The 49ers are riding a 10-game winning streak, have been established as 10-point favorites and might have the NFL's deepest collection of elite talent on both sides of the ball. San Francisco has statistically the best defense in the league and ranks fifth in total offense. Down to their third starting quarterback of the year, the 49ers somehow have unearthed a gem in rookie Brock Purdy, the final pick of the 2022 NFL draft. Twice already this season, the 49ers have handled the Seahawks with ease and will be widely expected to do so again.

And yet, I get the distinct impression that Carroll absolutely loves this scenario — another chance to get his players to believe they can defy the popular wisdom. Although he professed Tuesday to not have pondered the odds or Seattle's underdog status, Carroll did say earlier in the week, speaking in general terms, that he embraces the chances to prove people wrong when they crop up.

"Yes, of course. Heck, yeah. I love doing that. I have no problem with that. I don't mind telling you that."

Carroll later used a word that's not a common one in coaching parlance to describe the challenge of taking a Seahawks team that had lost mainstays Russell Wilson and Bobby Wagner in the offseason and not letting it crumble:

Enthralling.

That's why, at age 71, Carroll was as energized as he's ever been in 2022 — and into 2023.

"I didn't think I needed a kick in the butt to get fired up," he said. "But it was a natural challenge. There's a lot more unknown. That's what the experienced guys give you, more of the known stuff. And as you transition, you have to figure it out. It's enthralling for me to try to find the ways to make sense, to put together what you've got to put together, and to match it up right and try to minimize the false steps and the miscues that get in the way."

It hasn't been a flawless job of that.

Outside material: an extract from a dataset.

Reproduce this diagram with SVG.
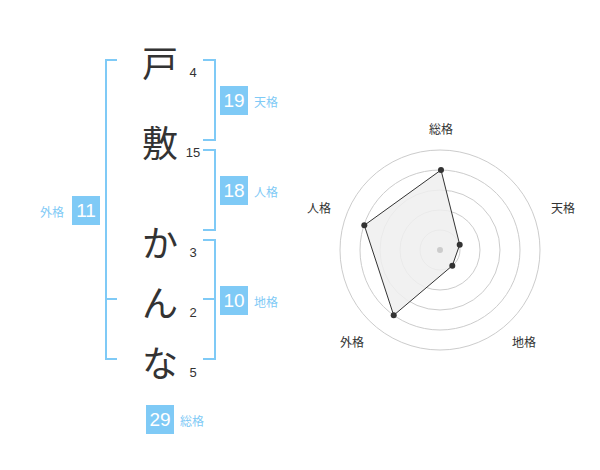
<svg xmlns="http://www.w3.org/2000/svg" width="600" height="470" viewBox="0 0 600 470">
<style>
.ch{font-family:"Noto Sans CJK JP",sans-serif;font-size:36px;fill:#333;text-anchor:middle}
.n{font-family:"Liberation Sans",sans-serif;font-size:13px;fill:#333;text-anchor:middle}
.br{fill:none;stroke:#7fcaf6;stroke-width:2}
.bx{fill:#7fcaf6}
.bt{font-family:"Liberation Sans",sans-serif;font-size:19px;fill:#fff;text-anchor:middle}
.lb{font-family:"Noto Sans CJK JP",sans-serif;font-size:12px;fill:#7fcaf6}
.rl{font-family:"Noto Sans CJK JP",sans-serif;font-size:12px;fill:#333;text-anchor:middle}
.ring{fill:none;stroke:#ccc;stroke-width:1}
.dot{fill:#333}
</style>
<g id="chars">
<text class="ch" x="160" y="77">戸</text>
<text class="ch" x="160" y="157">敷</text>
<text class="ch" x="160" y="257">か</text>
<text class="ch" x="160" y="317">ん</text>
<text class="ch" x="160" y="377">な</text>
<text class="n" x="193" y="77">4</text>
<text class="n" x="193" y="157">15</text>
<text class="n" x="193" y="257">3</text>
<text class="n" x="193" y="317">2</text>
<text class="n" x="193" y="377">5</text>
</g>
<g id="connectors">
<path class="br" d="M117 60H106V359H117M106 299H117"/>
<path class="br" d="M203 60H215V140H203"/>
<path class="br" d="M203 150H215V230H203"/>
<path class="br" d="M203 240H215V359H203M203 299H215"/>
</g>
<g id="tenkaku"><rect class="bx" x="220" y="86" width="28" height="29"/><text class="bt" x="234" y="107">19</text><text class="lb" x="254" y="107">天格</text></g>
<g id="jinkaku"><rect class="bx" x="220" y="176" width="28" height="29"/><text class="bt" x="234" y="197">18</text><text class="lb" x="254" y="197">人格</text></g>
<g id="chikaku"><rect class="bx" x="220" y="286" width="28" height="29"/><text class="bt" x="234" y="307">10</text><text class="lb" x="254" y="307">地格</text></g>
<g id="gaikaku"><rect class="bx" x="72" y="196" width="28" height="29"/><text class="bt" x="86" y="217">11</text><text class="lb" x="40" y="217">外格</text></g>
<g id="sokaku"><rect class="bx" x="146" y="405" width="28" height="29"/><text class="bt" x="160" y="426">29</text><text class="lb" x="180" y="426">総格</text></g>
<g id="radar">
<circle class="ring" cx="440" cy="250" r="20"/>
<circle class="ring" cx="440" cy="250" r="40"/>
<circle class="ring" cx="440" cy="250" r="60"/>
<circle class="ring" cx="440" cy="250" r="80"/>
<circle class="ring" cx="440" cy="250" r="100"/>
<polygon points="441,170 459.7,244.7 452.3,265.7 393.7,315.3 364.3,225.3" fill="#eee" fill-opacity="0.85" stroke="#333" stroke-width="1"/>
<circle cx="440" cy="250" r="3" fill="#ccc"/>
<circle class="dot" cx="441" cy="170" r="3"/>
<circle class="dot" cx="459.7" cy="244.7" r="3"/>
<circle class="dot" cx="452.3" cy="265.7" r="3"/>
<circle class="dot" cx="393.7" cy="315.3" r="3"/>
<circle class="dot" cx="364.3" cy="225.3" r="3"/>
<text class="rl" x="441" y="134">総格</text>
<text class="rl" x="563" y="213">天格</text>
<text class="rl" x="524" y="347">地格</text>
<text class="rl" x="352" y="347">外格</text>
<text class="rl" x="319" y="213">人格</text>
</g>
</svg>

Even after the playoff spot had been secured by virtue of Detroit's narrow evening win over the Packers, Carroll expressed frustration over a series of would-be wins that had gotten away from the Seahawks. As he pointed out, that's the reason that they had to sweat out the Lions-Packers game rather than sailing into the playoffs.

But now that they're safely there, Carroll can redouble his ongoing effort to reinforce the trust that he says is at the very foundation of his coaching. Truth is, it takes more than just looking soulfully into their eyes, though over time Carroll's sincerity and consistency has been his calling card.

"The trust thing, I feel like I have to prove it to them," he said. "I'm constantly proving to our guys why they can believe in this and that, and why they can believe in themselves, and why they can believe in the guy next to them. I've really been on that bent for a long time of trying to prove that they're capable of whatever we can imagine them to become. ... It's constant."

Carroll said that he loves playing close, down-to-the-wire games such as Sunday's, despite the stress it puts on fans, because it teaches his players how to handle themselves under pressure. It's a grace-under-fire tutorial that he feels pays dividends down the road.

Similarly, Carroll embraces playing a team such as the 49ers that will enter the playoffs as one of the favorites to reach the Super Bowl.

"Playing the Niners, a team like this that is so freaking loaded in every direction, and they've got everything, I'm sure they have a huge vision of where they're going and all that," he said. "You have to beat teams like that. You have to. If you want to win, you have to beat teams like that. You have to beat championship teams. And so that's the challenge."

It's a daunting one for Carroll and the Seahawks, and it would take an upset of major proportions for their season to stay alive Saturday. It's a big stretch to think it will happen. But the veteran coach hopes that when he tells his players they can win this game — and how — their response will be, "Oh, yes sir."